My plan had been to sleep until noon. Mrs. Fungus' work phone rings at 11:30. *sigh*
Our plan had been to work on the garage together. But Mrs. Fungus had to go to work, because the air conditioning has died, and no one there is technically adept enough to figure out which system quit. Is it the one that keeps all the machinery cool (emergency) or the one that keeps the people cool (meh)?
I'm worried about what comes next when I go out to the garage to work on cleaning it.
Anyway, I was looking at the Mustang a bit more. Found a couple more fiddlybits that need attention. Like the power wire for the carb's electric choke--it runs over, and rests on, the accelerator linkage, so whenever you step on the gas that wire gets rubbed by a metal rod. Perfect. That's got to be fixed before we take it for another drive; the insulation is intact now but it won't be if we keep going on like that.
It looks like the car has one grounding strap. Not enough. That would explain the weirdness last night when it wouldn't crank until after I took the key out and put it back in. I'll have to add one or two more.
Looking at some other things--the parking brake doesn't seem to work. That will need fixing. Right next to the release handle for that is what seems to be a knob for either a floor vent or a manual choke. I'll have to look into that. The carb in the thing has an electric choke (see above) but I don't know when manual chokes went out of style.
No air conditioning--not surprising--and the blower motor for the heater is disconnected. So I've got all that to look forward to.
In fact I expect to go through the entire electrical system anyway.
The more I look at this car, the more I see that it was not a completed restoration; it was someone taking an old car and starting a restoration, fixing it up to make it look nice, and vastly improving the mechanicals, and then having to stop. The guy we bought it from was not the guy who did the majority of the work; that guy had like five cars going at once and his wife put her foot down.
The seller last night had made a few improvements to it, but not very much, and no longer had time for it. (Younger guy, thirties maybe, with a wife and a kid.) He's put perhaps 2,000 miles on it since buying it.

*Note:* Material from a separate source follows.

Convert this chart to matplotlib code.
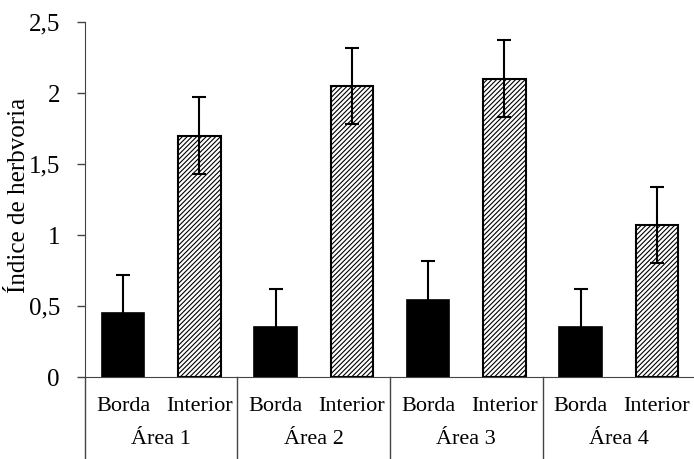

Reportedly--I think I said this before--the carb was basically tossed onto the engine at sale time, without adjustment, and he's been living with that for 2k miles. Needless to say I'll be watching "how to" videos about tuning carbs! It says "Summit" on it, but it's recognizably a Holley, and there's Holley documentation in the paperwork. I don't expect this to be a big deal, especially considering that Holley carbs (like Edelbrock's) are almost infinitely customizable. You can practically go to a corner drugstore for jets for the damned things.
And when was the last time the engine was timed? I have all the tools needed to time an engine, and I never forgot how to do it--I mucked with the timing of my '75 Impala enough times, trying to get just the right advance for the engine--but carb comes before timing, and that I really don't know how to do.
Yet. It's not rocket science.
It's got a Hurst shifter in it, the kind with the little deal you pull on to get it out of park, but I want to replace that nonsense with an original (or reproduction) shifter. It's too stiff and you can't really tell what gear you're in.
Were power brakes available? Could I retrofit them (assuming it doesn't have them, which I still don't know, but am now leaning towards "not")?
Okay, now I'm just procrastinating. Well, it is awful hot out there today.